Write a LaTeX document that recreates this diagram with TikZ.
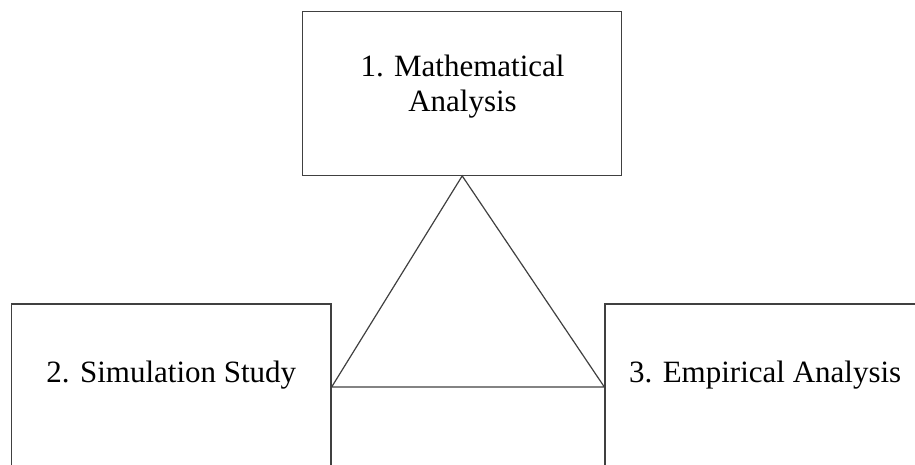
\documentclass[tikz,border=0pt]{standalone}
\usepackage{fontspec}
\setmainfont{Liberation Serif}
\begin{document}
\begin{tikzpicture}[x=1pt,y=-1pt,
  boxstyle/.style={draw=black!75,line width=1.3pt,rectangle,inner sep=0pt},
  lbl/.style={font=\fontsize{31}{35}\selectfont,inner sep=0pt,anchor=base},
  linkstyle/.style={draw=black!75,line width=1.2pt}]
\useasboundingbox (0,0) rectangle (915,465);
\clip (0,0) rectangle (915,465);
\node[boxstyle,minimum width=319pt,minimum height=163.5pt] (math) at (462.2,93.5) {};
\node[boxstyle,minimum width=319.3pt,minimum height=200pt] (sim) at (171.35,404) {};
\node[boxstyle,minimum width=322pt,minimum height=200pt] (emp) at (766,404) {};
\node[lbl] (t1a) at (462.5,77) {1. Mathematical};
\node[lbl] (t1b) at (462.5,112) {Analysis};
\node[lbl] (t2) at (171.35,382) {2. Simulation Study};
\node[lbl,anchor=base west] (t3) at (629,382) {3. Empirical Analysis};
\coordinate (lv) at (sim.east |- 0,387);
\coordinate (rv) at (emp.west |- 0,387);
\draw[linkstyle] (math.south) -- (lv) -- (rv) -- cycle;
\end{tikzpicture}
\end{document}
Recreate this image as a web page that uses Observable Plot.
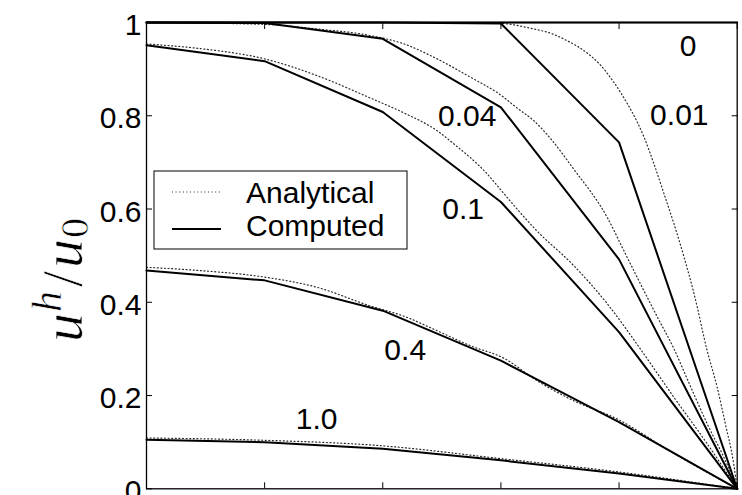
<!DOCTYPE html>
<html>
<head>
<meta charset="utf-8">
<script src="https://cdn.jsdelivr.net/npm/d3@7"></script>
<script src="https://cdn.jsdelivr.net/npm/@observablehq/plot@0.6"></script>
<style>
  html, body { margin: 0; padding: 0; background: white; overflow: hidden; }
</style>
</head>
<body>
<div id="chart"></div>
<script>
// ---- data ----
const xNodes = [0, 0.2, 0.4, 0.6, 0.8, 1.0];
const computed001 = [1, 1, 1, 0.998, 0.743, 0];
const computed004 = [1, 0.999, 0.965, 0.818, 0.492, 0];
const computed01  = [0.951, 0.917, 0.808, 0.615, 0.336, 0];
const computed04  = [0.468, 0.447, 0.382, 0.275, 0.143, 0];
const computed10  = [0.105, 0.100, 0.086, 0.061, 0.033, 0];
const computed0   = [1, 1, 1, 1, 1, 1];

const anX0 = [0, 1];
const anY0 = [1, 1];
const anX001 = [0, 0.58, 0.611, 0.656, 0.684, 0.712, 0.740, 0.769, 0.791, 0.814, 0.831, 0.842, 0.859, 0.876, 0.893, 0.910, 0.927, 0.949, 0.966, 0.980, 0.994, 1];
const anY001 = [1, 1, 0.997, 0.986, 0.977, 0.961, 0.940, 0.908, 0.872, 0.826, 0.786, 0.755, 0.697, 0.633, 0.568, 0.497, 0.418, 0.297, 0.218, 0.139, 0.054, 0];
const anX004 = [0, 0.2, 0.289, 0.379, 0.436, 0.492, 0.548, 0.599, 0.628, 0.656, 0.684, 0.723, 0.780, 0.808, 0.836, 0.865, 0.893, 0.919, 0.949, 0.983, 1];
const anY004 = [1, 0.996, 0.986, 0.972, 0.954, 0.922, 0.883, 0.845, 0.816, 0.789, 0.751, 0.686, 0.582, 0.511, 0.440, 0.368, 0.300, 0.225, 0.140, 0.052, 0];
const anX01 = [0, 0.091, 0.2, 0.289, 0.379, 0.436, 0.492, 0.520, 0.577, 0.605, 0.661, 0.723, 0.780, 0.836, 0.893, 0.949, 1];
const anY01 = [0.954, 0.944, 0.922, 0.886, 0.838, 0.806, 0.768, 0.740, 0.675, 0.633, 0.553, 0.479, 0.397, 0.300, 0.196, 0.097, 0];
const anX04 = [0, 0.091, 0.2, 0.289, 0.379, 0.436, 0.492, 0.548, 0.605, 0.661, 0.718, 0.801, 0.887, 1];
const anY04 = [0.475, 0.468, 0.454, 0.432, 0.392, 0.370, 0.339, 0.307, 0.280, 0.232, 0.192, 0.147, 0.080, 0];
const anX10 = [0, 0.2, 0.391, 0.605, 0.8, 1];
const anY10 = [0.109, 0.104, 0.093, 0.064, 0.036, 0];

const labelText = ["0", "0.01", "0.04", "0.1", "0.4", "1.0"];
const labelX = [0.917, 0.902, 0.543, 0.536, 0.438, 0.288];
const labelY = [0.949, 0.801, 0.799, 0.599, 0.297, 0.149];

const xTicks = [0, 0.2, 0.4, 0.6, 0.8, 1];
const yTicks = [0, 0.2, 0.4, 0.6, 0.8, 1];
const yTickLabels = ["0", "0.2", "0.4", "0.6", "0.8", "1"];

const legendNames = ["Analytical", "Computed"];

// ---- tables ----
const computedSeries = [
  ["0", computed0], ["0.01", computed001], ["0.04", computed004],
  ["0.1", computed01], ["0.4", computed04], ["1.0", computed10]
];
const computedRows = computedSeries.flatMap(([s, ys]) => ys.map((y, i) => ({series: s, x: xNodes[i], y})));
const analyticSeries = [
  ["0", anX0, anY0], ["0.01", anX001, anY001], ["0.04", anX004, anY004],
  ["0.1", anX01, anY01], ["0.4", anX04, anY04], ["1.0", anX10, anY10]
];
const analyticRows = analyticSeries.flatMap(([s, xs, ys]) => xs.map((x, i) => ({series: s, x, y: ys[i]})));
const labels = labelText.map((t, i) => ({t, x: labelX[i], y: labelY[i]}));

const font = "'Liberation Sans', Arial, Helvetica, sans-serif";
const dotStroke = "#2a2a2a";
const dotDash = "1,2.6";

const plot = Plot.plot({
  width: 742,
  height: 495,
  marginLeft: 146,
  marginRight: 5.3,
  marginTop: 22,
  marginBottom: 6.7,
  x: {domain: [0, 1]},
  y: {domain: [0, 1]},
  style: {fontFamily: font, fontSize: "30px", background: "white", color: "black"},
  marks: [
    Plot.line(analyticRows, {x: "x", y: "y", z: "series", stroke: dotStroke, strokeWidth: 1.2, strokeDasharray: dotDash, curve: "monotone-x"}),
    Plot.line(computedRows, {x: "x", y: "y", z: "series", stroke: "black", strokeWidth: 2}),
    Plot.frame({stroke: "black", strokeWidth: 1.3}),
    Plot.axisX({ticks: xTicks, anchor: "bottom", tickSize: -6, tickFormat: () => "", label: null}),
    Plot.axisX({ticks: xTicks, anchor: "top", tickSize: -6, tickFormat: () => "", label: null}),
    Plot.axisY({ticks: yTicks, anchor: "right", tickSize: -6, tickFormat: () => "", label: null}),
    Plot.axisY({ticks: yTicks, anchor: "left", tickSize: -6, tickFormat: () => "", label: null}),
    Plot.axisY({ticks: yTicks, anchor: "left", tickSize: 0, tickPadding: 5, dy: 3,
      tickFormat: (d) => yTickLabels[yTicks.indexOf(d)], label: null, fontSize: 30}),
    Plot.text(labels, {x: "x", y: "y", text: "t", fontSize: 30, textAnchor: "middle", lineAnchor: "middle", fill: "black"})
  ]
});

document.getElementById("chart").appendChild(plot);

// ---- legend & y label ----
const svg = d3.select(plot);
const g = svg.append("g");
g.append("rect").attr("x", 154).attr("y", 171).attr("width", 253).attr("height", 78)
  .attr("fill", "white").attr("stroke", "black").attr("stroke-width", 1);
g.append("line").attr("x1", 172).attr("x2", 221).attr("y1", 192).attr("y2", 192)
  .attr("stroke", dotStroke).attr("stroke-width", 1.2).attr("stroke-dasharray", dotDash);
g.append("line").attr("x1", 172).attr("x2", 221).attr("y1", 229).attr("y2", 229)
  .attr("stroke", "black").attr("stroke-width", 2);
g.append("text").attr("x", 246).attr("y", 203).attr("text-anchor", "start")
  .attr("font-family", font).attr("font-size", 30).text(legendNames[0]);
g.append("text").attr("x", 246).attr("y", 236).attr("text-anchor", "start")
  .attr("font-family", font).attr("font-size", 30).text(legendNames[1]);

const yl = svg.append("text")
  .attr("transform", "translate(82,280) rotate(-90)")
  .attr("text-anchor", "middle")
  .attr("font-family", "'Liberation Serif', 'Times New Roman', serif")
  .attr("font-size", 58)
  .attr("fill", "black")
  .attr("stroke", "white")
  .attr("stroke-width", 0.7)
  .attr("paint-order", "fill");
yl.append("tspan").attr("font-style", "italic").text("u");
yl.append("tspan").attr("font-style", "italic").attr("font-size", 42).attr("dy", -21).attr("dx", 1).text("h");
yl.append("tspan").attr("dy", 21).attr("dx", 4).text("/");
yl.append("tspan").attr("font-style", "italic").attr("dx", 3).text("u");
yl.append("tspan").attr("font-size", 40).attr("dy", 6).attr("dx", 1).text("0");
</script>
</body>
</html>
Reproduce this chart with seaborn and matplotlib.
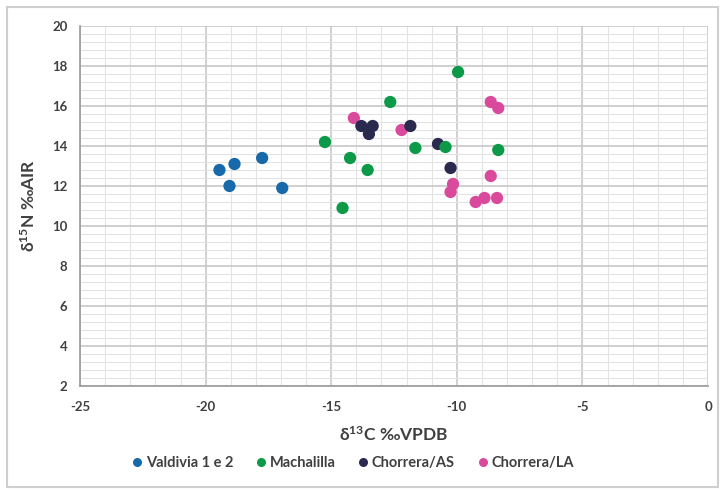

### STATED GOAL
Look through the entries above and list every line containing "that".

### WORKED ANSWER
Write a LaTeX document that recreates this diagram with TikZ.
Recreate this image as a web page that uses Observable Plot.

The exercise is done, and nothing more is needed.